Special ingredients: Kitchen Aid Mixer and pasta maker attachment

Step 1: Break and beat eggs in a 2-cup measuring cup. Add water. Fill with extra water until the liquid amount is at 3/4 cup mark.

Step 2: Sift flour and add to Kitchen Aid bowl and attached flat beater.

Step 3: Turn to Speed 2 and gradually add egg/water mixture to the flour. Mix for 30 seconds.

Step 4: Stop mixer and switch to the dough hook and knead on Speed 2 for 2 minutes.

Step 5: Remove mixture from bowl. I needed to add a little more water since my flour is always dry. Hand knead for 30 seconds to 1 minute. I divided mine into two balls and just formed them so that they would stick together. Add a little water as needed. It should be a little sticky to the touch.

Step 6: Cover with plastic wrap and let rest for 15 minutes.

Step 7: Roll into small, walnut size balls.

Step 8: Assemble your pasta maker attachment to your Kitchen Aid mixer. Select the type of pasta you would like to make. I tried the thick spaghetti.

Step 9: Turn mixer to Speed 10 and slowly feed the dough into the hopper. You will need to add a few before it starts to come out of the pasta holes. When the pasta is the length you want, stop the mixer and cut with a knife.

Step 10: Lay pasta out on the counter or I put a little flour on a cookie sheet and just let them dry out a little while I was feeding the mixer with little pasta dough balls. Fun!

Step 11: Cook the pasta in 6 quarts of boiling water with a tablespoon of salt. I cooked my fresh pasta for about 5 minutes, I was not really sure when it was done, but fresh pasta does not need to cook for long.

Step 12: Enjoy with your favorite pasta sauce, like Grandma Jam’s.
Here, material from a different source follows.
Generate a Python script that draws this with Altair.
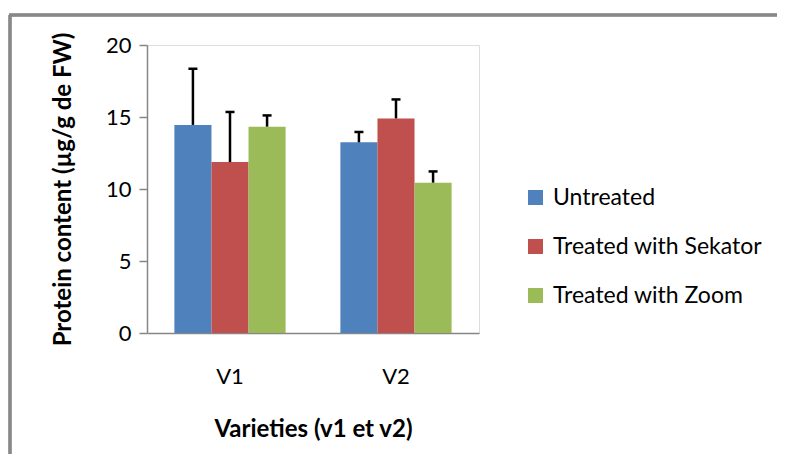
import altair as alt
import pandas as pd

varieties = ["V1", "V1", "V1", "V2", "V2", "V2"]
treatments = ["Untreated", "Treated with Sekator", "Treated with Zoom",
              "Untreated", "Treated with Sekator", "Treated with Zoom"]
means = [14.45, 11.87, 14.33, 13.24, 14.90, 10.44]
errors = [3.90, 3.48, 0.78, 0.72, 1.32, 0.78]

series_order = ["Untreated", "Treated with Sekator", "Treated with Zoom"]
series_colors = ["#4F81BD", "#C0504D", "#9BBB59"]
y_ticks = [0, 5, 10, 15, 20]

df = pd.DataFrame({
    "Variety": varieties,
    "Treatment": treatments,
    "Mean": means,
    "Upper": [m + e for m, e in zip(means, errors)],
})

FONT = "Lato"
AXIS_GRAY = "#868686"

x_enc = alt.X(
    "Variety:N",
    scale=alt.Scale(paddingInner=0.33, paddingOuter=0.165),
    axis=alt.Axis(
        title="Varieties (v1 et v2)",
        labelAngle=0,
        ticks=False,
        domainColor=AXIS_GRAY,
        domainWidth=1.5,
        labelFontSize=22,
        labelColor="black",
        labelPadding=33,
        titleFontSize=24,
        titleFontWeight="bold",
        titleColor="black",
        titlePadding=30,
    ),
)
xoff_enc = alt.XOffset("Treatment:N", sort=series_order,
                       scale=alt.Scale(paddingInner=0, paddingOuter=0))

y_scale = alt.Scale(domain=[0, 20], nice=False)

bars = alt.Chart(df).mark_bar().encode(
    x=x_enc,
    xOffset=xoff_enc,
    y=alt.Y(
        "Mean:Q",
        scale=y_scale,
        axis=alt.Axis(
            title="Protein content (µg/g de FW)",
            values=y_ticks,
            grid=False,
            domainColor=AXIS_GRAY,
            domainWidth=1.5,
            tickColor=AXIS_GRAY,
            tickWidth=1.5,
            tickSize=8,
            labelFontSize=22,
            labelColor="black",
            labelPadding=8,
            titleFontSize=24,
            titleFontWeight="bold",
            titleColor="black",
            titlePadding=30,
        ),
    ),
    color=alt.Color(
        "Treatment:N",
        sort=series_order,
        scale=alt.Scale(domain=series_order, range=series_colors),
        legend=alt.Legend(
            title=None,
            orient="none",
            legendX=377,
            legendY=141,
            symbolType="square",
            symbolSize=225,
            symbolStrokeWidth=0,
            labelFontSize=23,
            labelColor="black",
            labelOffset=6,
            labelLimit=400,
            rowPadding=25,
            padding=0,
        ),
    ),
)

err = alt.Chart(df).mark_rule(color="black", strokeWidth=2.5).encode(
    x=alt.X("Variety:N"),
    xOffset=xoff_enc,
    y=alt.Y("Mean:Q", scale=y_scale),
    y2="Upper:Q",
)

caps = alt.Chart(df).mark_tick(color="black", size=9, thickness=2.5, opacity=1).encode(
    x=alt.X("Variety:N"),
    xOffset=xoff_enc,
    y=alt.Y("Upper:Q", scale=y_scale),
)

frame_top = alt.Chart(df).mark_rule(color="#888888", strokeWidth=2.5).encode(
    x=alt.value(-138), x2=alt.value(640), y=alt.value(-30)
)
frame_left = alt.Chart(df).mark_rule(color="#888888", strokeWidth=2.5).encode(
    x=alt.value(-137), y=alt.value(-30), y2=alt.value(430)
)

chart = alt.layer(bars, err, caps, frame_top, frame_left).properties(
    width=332,
    height=288,
    padding={"left": 139, "top": 37, "right": 298, "bottom": 121},
    autosize=alt.AutoSizeParams(type="none"),
).configure_view(stroke=None).configure(font=FONT)

chart.save("out.html", embed_options={"renderer": "svg", "actions": False})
Okay, I know this seems like a lot of steps, but I found that this was pretty easy to make! It is pretty hard to beat just 3 ingredients. If you don’t have a Kitchen Aid mix you could just combine and then roll out the dough and cut your pasta. Homemade pasta is really wonderful, easy and fast to make and just a little Italian hillbilly! Enjoy.

Yield: 1 pound of dough. About 184 calories per serving.